Begin the copy with the line that contains "What TikZ code" and end it with the line that contains "(0,0) rectangle (897,649);". Print these lines exactly and omit all pictures.

── DATA RECORDS ──

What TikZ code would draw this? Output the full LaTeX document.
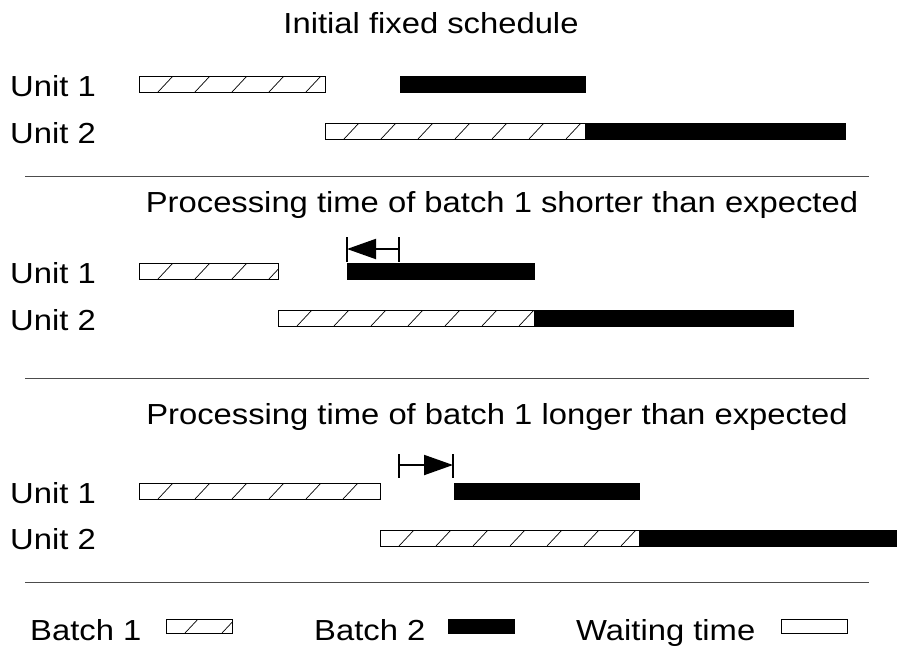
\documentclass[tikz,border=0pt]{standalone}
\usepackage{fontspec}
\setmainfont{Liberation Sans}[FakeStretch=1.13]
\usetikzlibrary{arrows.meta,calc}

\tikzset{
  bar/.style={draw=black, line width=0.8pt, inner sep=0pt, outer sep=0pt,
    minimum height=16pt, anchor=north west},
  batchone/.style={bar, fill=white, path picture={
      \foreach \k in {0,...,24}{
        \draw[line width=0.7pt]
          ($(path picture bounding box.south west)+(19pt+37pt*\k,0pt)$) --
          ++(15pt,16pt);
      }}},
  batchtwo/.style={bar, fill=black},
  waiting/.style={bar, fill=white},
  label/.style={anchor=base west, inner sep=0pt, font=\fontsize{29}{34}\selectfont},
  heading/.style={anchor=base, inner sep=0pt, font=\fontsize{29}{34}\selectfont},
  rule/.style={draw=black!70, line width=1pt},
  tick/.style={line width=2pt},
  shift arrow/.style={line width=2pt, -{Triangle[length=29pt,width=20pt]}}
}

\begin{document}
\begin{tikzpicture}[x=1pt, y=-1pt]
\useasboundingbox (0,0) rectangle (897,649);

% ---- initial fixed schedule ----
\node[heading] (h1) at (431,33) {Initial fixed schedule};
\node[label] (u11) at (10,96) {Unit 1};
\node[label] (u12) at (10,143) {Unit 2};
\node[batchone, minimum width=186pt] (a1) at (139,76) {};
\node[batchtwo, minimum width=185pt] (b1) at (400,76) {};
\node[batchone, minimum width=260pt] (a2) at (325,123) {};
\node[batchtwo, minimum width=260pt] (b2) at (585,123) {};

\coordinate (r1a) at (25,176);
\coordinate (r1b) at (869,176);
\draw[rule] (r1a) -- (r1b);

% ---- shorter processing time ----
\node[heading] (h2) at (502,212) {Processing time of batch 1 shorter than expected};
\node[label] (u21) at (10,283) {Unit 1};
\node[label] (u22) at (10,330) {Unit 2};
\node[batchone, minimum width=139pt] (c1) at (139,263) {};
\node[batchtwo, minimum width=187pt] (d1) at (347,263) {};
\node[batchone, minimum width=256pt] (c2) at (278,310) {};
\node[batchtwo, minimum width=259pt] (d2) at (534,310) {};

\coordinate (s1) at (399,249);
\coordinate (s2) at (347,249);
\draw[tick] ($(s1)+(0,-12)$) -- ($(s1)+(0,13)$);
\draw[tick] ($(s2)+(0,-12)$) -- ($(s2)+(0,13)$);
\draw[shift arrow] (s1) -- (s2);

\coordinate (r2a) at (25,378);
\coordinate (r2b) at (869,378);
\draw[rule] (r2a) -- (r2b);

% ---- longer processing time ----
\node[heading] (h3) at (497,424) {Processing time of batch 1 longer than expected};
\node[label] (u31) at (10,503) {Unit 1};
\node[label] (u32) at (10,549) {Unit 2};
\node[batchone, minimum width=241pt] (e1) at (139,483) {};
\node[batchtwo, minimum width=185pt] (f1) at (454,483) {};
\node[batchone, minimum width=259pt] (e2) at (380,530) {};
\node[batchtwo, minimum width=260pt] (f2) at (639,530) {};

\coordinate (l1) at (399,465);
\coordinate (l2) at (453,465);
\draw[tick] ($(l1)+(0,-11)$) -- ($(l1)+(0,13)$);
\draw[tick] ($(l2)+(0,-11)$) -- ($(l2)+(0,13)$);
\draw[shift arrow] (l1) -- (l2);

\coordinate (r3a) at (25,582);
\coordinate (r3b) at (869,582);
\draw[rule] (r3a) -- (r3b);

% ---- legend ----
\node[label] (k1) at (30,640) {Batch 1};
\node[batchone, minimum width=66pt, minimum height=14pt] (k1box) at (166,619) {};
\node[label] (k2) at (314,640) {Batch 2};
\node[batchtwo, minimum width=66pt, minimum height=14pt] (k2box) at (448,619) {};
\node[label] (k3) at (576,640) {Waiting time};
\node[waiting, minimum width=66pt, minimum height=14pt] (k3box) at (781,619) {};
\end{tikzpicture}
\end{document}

───
── DATA RECORDS ──

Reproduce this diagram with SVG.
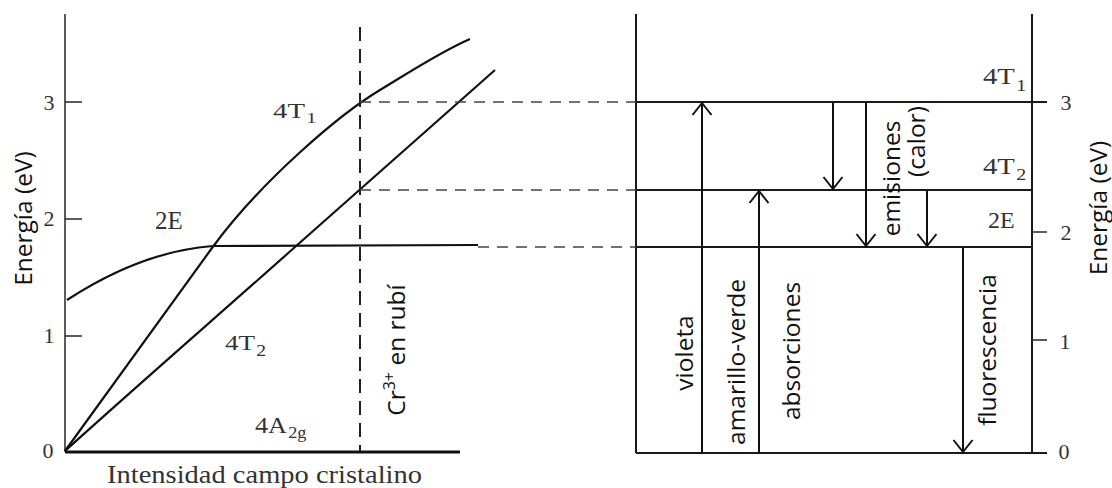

───

*SOLUTION FOR THIS TASK*:
What TikZ code would draw this? Output the full LaTeX document.
\documentclass[tikz,border=0pt]{standalone}
\usepackage{fontspec}
\setmainfont{Liberation Sans}[FakeStretch=1.13]
\usetikzlibrary{arrows.meta,calc}

\tikzset{
  bar/.style={draw=black, line width=0.8pt, inner sep=0pt, outer sep=0pt,
    minimum height=16pt, anchor=north west},
  batchone/.style={bar, fill=white, path picture={
      \foreach \k in {0,...,24}{
        \draw[line width=0.7pt]
          ($(path picture bounding box.south west)+(19pt+37pt*\k,0pt)$) --
          ++(15pt,16pt);
      }}},
  batchtwo/.style={bar, fill=black},
  waiting/.style={bar, fill=white},
  label/.style={anchor=base west, inner sep=0pt, font=\fontsize{29}{34}\selectfont},
  heading/.style={anchor=base, inner sep=0pt, font=\fontsize{29}{34}\selectfont},
  rule/.style={draw=black!70, line width=1pt},
  tick/.style={line width=2pt},
  shift arrow/.style={line width=2pt, -{Triangle[length=29pt,width=20pt]}}
}

\begin{document}
\begin{tikzpicture}[x=1pt, y=-1pt]
\useasboundingbox (0,0) rectangle (897,649);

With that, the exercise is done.